--- begin ---

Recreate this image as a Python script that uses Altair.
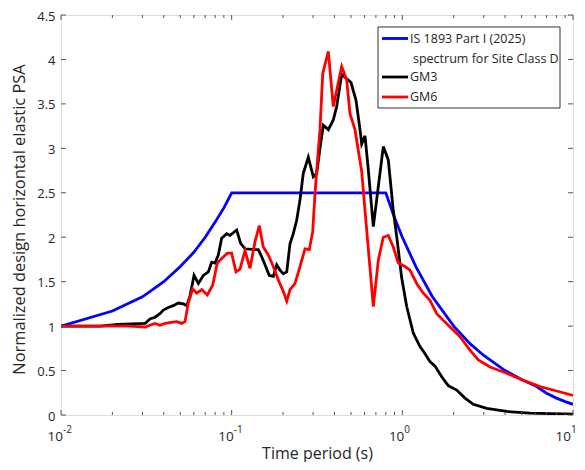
import altair as alt
import pandas as pd

FONT = "Open Sans"
TXT = "#262626"
AX = "#555555"

# ---------------- data ----------------
is_period = [0.01, 0.02, 0.03, 0.04, 0.05, 0.06, 0.07, 0.08, 0.09, 0.10, 0.80, 0.90, 1.0,
             1.2, 1.5, 2.0, 2.5, 3.0, 4.0, 5.0, 6.0, 7.0, 8.0, 9.0, 10.0]
is_psa = [1.00, 1.17, 1.33, 1.50, 1.67, 1.83, 2.00, 2.17, 2.33, 2.50, 2.50, 2.22, 2.00,
          1.67, 1.33, 1.00, 0.80, 0.67, 0.50, 0.40, 0.33, 0.245, 0.19, 0.15, 0.12]

gm3_period = [0.0100, 0.0169, 0.0216, 0.0311, 0.0332, 0.0355, 0.0380, 0.0398, 0.0425, 0.0455,
              0.0487, 0.0521, 0.0545, 0.0570, 0.0602, 0.0638, 0.0682, 0.0730, 0.0764, 0.0799,
              0.0835, 0.0874, 0.0935, 0.0978, 0.1022, 0.1070, 0.1129, 0.1197, 0.1370, 0.1432,
              0.150, 0.1568, 0.1662, 0.1754, 0.1836, 0.1920, 0.2007, 0.2102, 0.2198, 0.2297,
              0.2404, 0.2514, 0.2628, 0.2812, 0.3008, 0.3150, 0.3293, 0.3443, 0.3684, 0.3940,
              0.4124, 0.4413, 0.4614, 0.5004, 0.5353, 0.5649, 0.5780, 0.6043, 0.6318, 0.6761,
              0.7733, 0.8274, 0.8851, 0.9266, 0.9915, 1.0607, 1.160, 1.269, 1.358, 1.452,
              1.554, 1.701, 1.859, 2.082, 2.329, 2.605, 3.121, 4.088, 5.598, 10.0]
gm3_psa = [1.00, 1.00, 1.02, 1.03, 1.08, 1.10, 1.14, 1.18, 1.21, 1.23,
           1.26, 1.25, 1.23, 1.34, 1.57, 1.48, 1.57, 1.61, 1.72, 1.71,
           1.80, 1.99, 2.04, 2.02, 2.05, 2.08, 1.93, 1.87, 1.86, 1.86,
           1.78, 1.69, 1.57, 1.56, 1.69, 1.63, 1.59, 1.61, 1.93, 2.04,
           2.19, 2.42, 2.72, 2.90, 2.68, 2.72, 3.00, 3.26, 3.21, 3.32,
           3.47, 3.83, 3.80, 3.74, 3.54, 3.21, 3.05, 3.14, 2.76, 2.12,
           3.02, 2.87, 2.30, 2.01, 1.54, 1.22, 0.92, 0.77, 0.69, 0.60,
           0.55, 0.43, 0.33, 0.28, 0.19, 0.12, 0.075, 0.04, 0.02, 0.01]

gm6_period = [0.0100, 0.0169, 0.0254, 0.0311, 0.0332, 0.0355, 0.0380, 0.0407, 0.0435, 0.0476,
              0.0510, 0.0533, 0.0557, 0.0591, 0.0624, 0.0668, 0.0720, 0.0774, 0.0824, 0.0874,
              0.0943, 0.1000, 0.1060, 0.1119, 0.1197, 0.1281, 0.1370, 0.1452, 0.1532, 0.1639,
              0.1754, 0.1876, 0.2007, 0.2102, 0.2198, 0.2350, 0.2514, 0.2690, 0.2850, 0.2984,
              0.3078, 0.3218, 0.3293, 0.3416, 0.3684, 0.3940, 0.4413, 0.4720, 0.4935, 0.5279,
              0.5780, 0.6183, 0.6761, 0.7231, 0.7733, 0.8274, 0.8851, 0.9469, 1.0366, 1.109,
              1.213, 1.327, 1.452, 1.590, 1.902, 2.177, 2.491, 2.787, 3.264, 4.088,
              5.114, 6.406, 8.024, 10.0]
gm6_psa = [1.00, 1.00, 1.00, 0.99, 1.01, 1.03, 1.01, 1.03, 1.04, 1.05,
           1.03, 1.05, 1.26, 1.42, 1.37, 1.41, 1.35, 1.46, 1.71, 1.76,
           1.82, 1.82, 1.61, 1.64, 1.85, 1.65, 1.95, 2.13, 1.89, 1.80,
           1.67, 1.52, 1.39, 1.28, 1.41, 1.48, 1.67, 1.87, 1.86, 2.06,
           2.49, 2.98, 3.21, 3.84, 4.09, 3.47, 3.92, 3.77, 3.39, 3.21,
           2.74, 2.08, 1.22, 1.74, 2.00, 2.02, 1.89, 1.71, 1.67, 1.63,
           1.48, 1.37, 1.29, 1.14, 0.99, 0.88, 0.73, 0.62, 0.54, 0.47,
           0.39, 0.32, 0.27, 0.22]

x_major = [0.01, 0.1, 1]
x_exponents = ["-2", "-1", "0"]
x_last = [10]
x_last_exp = ["1"]
x_minor = [0.02, 0.03, 0.04, 0.05, 0.06, 0.07, 0.08, 0.09,
           0.2, 0.3, 0.4, 0.5, 0.6, 0.7, 0.8, 0.9,
           2, 3, 4, 5, 6, 7, 8, 9]
y_ticks = [0, 0.5, 1, 1.5, 2, 2.5, 3, 3.5, 4, 4.5]

legend_labels = ["IS 1893 Part I (2025)", "spectrum for Site Class D", "GM3", "GM6"]
colors = ["#0000ff", "#000000", "#ff0000"]

W, H = 512, 400

xscale = alt.Scale(type="log", domain=[0.01, 10])
yscale = alt.Scale(domain=[0, 4.5], nice=False, zero=False)

x_axis = alt.Axis(title="Time period (s)", labels=False, ticks=False, tickSize=0, domain=False,
                  grid=False, titleFont=FONT, titleFontSize=16, titleFontWeight="normal",
                  titleColor=TXT, titleY=38, titleBaseline="middle")
y_axis = alt.Axis(title="Normalized design horizontal elastic PSA", values=y_ticks, format="~g",
                  ticks=False, tickSize=0, domain=False, grid=False, labelPadding=6,
                  labelFont=FONT, labelFontSize=13, labelColor=TXT, labelOffset=1,
                  titleFont=FONT, titleFontSize=16.4, titleFontWeight="normal", titleColor=TXT,
                  titleX=-41.5, titleY=204, titleBaseline="middle")


def X(field):
    return alt.X(field, type="quantitative", scale=xscale, axis=x_axis)


def Y(field):
    return alt.Y(field, type="quantitative", scale=yscale, axis=y_axis)


def line_layer(periods, values, color):
    df = pd.DataFrame({"period": periods, "psa": values, "idx": list(range(len(periods)))})
    return alt.Chart(df).mark_line(color=color, strokeWidth=2.8, clip=True).encode(
        x=X("period"), y=Y("psa"), order="idx:Q")


lines = [
    line_layer(is_period, is_psa, colors[0]),
    line_layer(gm3_period, gm3_psa, colors[1]),
    line_layer(gm6_period, gm6_psa, colors[2]),
]

# ---------------- inward ticks (MATLAB box style) ----------------
xmaj = pd.DataFrame({"t": x_major, "e": x_exponents})
xlast = pd.DataFrame({"t": x_last, "e": x_last_exp})
xall = pd.DataFrame({"t": x_major + x_last})
xmin = pd.DataFrame({"t": x_minor})
ytk = pd.DataFrame({"v": y_ticks})


def xtick(df, y0, y1):
    return alt.Chart(df).mark_rule(color=AX, strokeWidth=1).encode(
        x=X("t"), y=alt.value(y0), y2=alt.value(y1))


def ytick(x0, x1):
    return alt.Chart(ytk).mark_rule(color=AX, strokeWidth=1).encode(
        y=Y("v"), x=alt.value(x0), x2=alt.value(x1))


ticks = [
    xtick(xall, H, H - 5), xtick(xall, 0, 5),
    xtick(xmin, H, H - 3), xtick(xmin, 0, 3),
    ytick(0, 5), ytick(W, W - 5),
]


# x tick labels with superscript exponents
def xlabels(df, shift):
    base = alt.Chart(df).mark_text(font=FONT, fontSize=13.5, color=TXT, align="right",
                                   baseline="middle", dx=shift).encode(
        x=X("t"), y=alt.value(H + 22), text=alt.value("10"))
    exp = alt.Chart(df).mark_text(font=FONT, fontSize=10, color=TXT, align="left",
                                  baseline="middle", dx=shift).encode(
        x=X("t"), y=alt.value(H + 15), text="e:N")
    return [base, exp]


labels = xlabels(xmaj, 2) + xlabels(xlast, -2)

# ---------------- legend ----------------
one = pd.DataFrame({"a": [0]})
leg_box = alt.Chart(one).mark_rect(fill="white", stroke="#333333", strokeWidth=1).encode(
    x=alt.value(317), x2=alt.value(499), y=alt.value(12), y2=alt.value(93))


def leg_line(y, color):
    return alt.Chart(one).mark_rule(color=color, strokeWidth=2.8).encode(
        x=alt.value(321), x2=alt.value(347), y=alt.value(y))


def leg_text(y, txt, x=349):
    return alt.Chart(one).mark_text(font=FONT, fontSize=12.5, color=TXT, align="left",
                                    baseline="middle").encode(
        x=alt.value(x), y=alt.value(y), text=alt.value(txt))


legend = [
    leg_box,
    leg_line(23.5, colors[0]), leg_text(23.5, legend_labels[0]),
    leg_text(43.5, legend_labels[1], x=352),
    leg_line(62, colors[1]), leg_text(62, legend_labels[2]),
    leg_line(82, colors[2]), leg_text(82, legend_labels[3]),
]

chart = alt.layer(*lines, *ticks, *labels, *legend).properties(
    width=W, height=H,
    padding={"left": 53, "top": 7, "right": 4, "bottom": 47},
    autosize=alt.AutoSizeParams(type="none"),
).configure_view(stroke=AX, strokeWidth=1).configure(background="white")

chart.save("out.html", embed_options={"renderer": "svg", "actions": False})
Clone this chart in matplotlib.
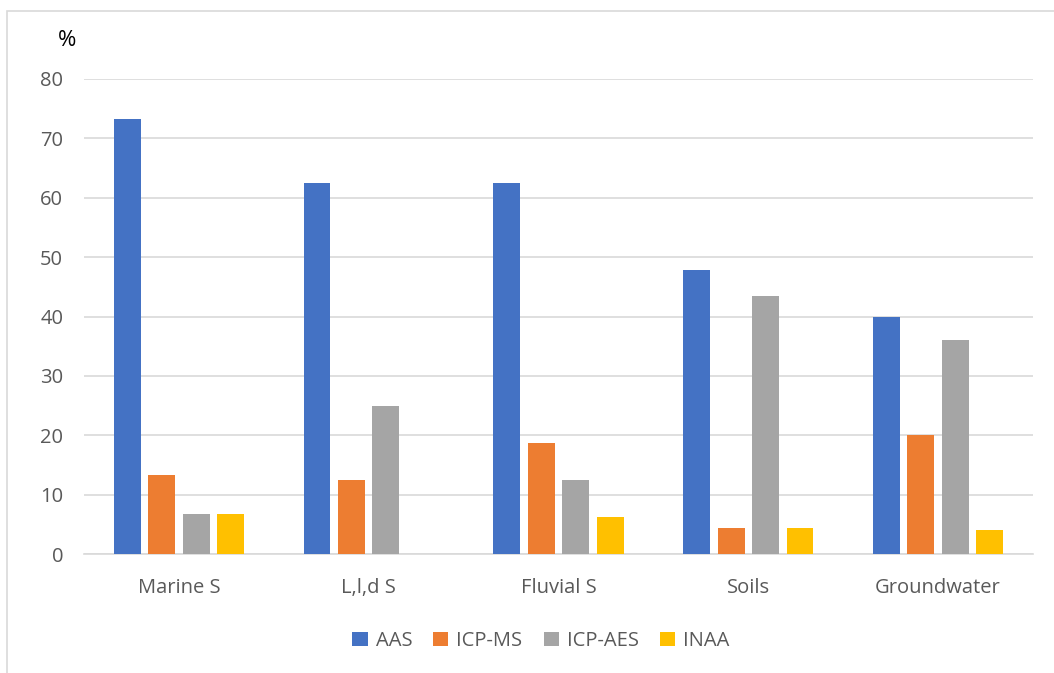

--- end ---

Gather all the lines that include the word "this" and copy them out.

ANSWER BELOW
Recreate this image as a Python script that uses Altair.
Clone this chart in matplotlib.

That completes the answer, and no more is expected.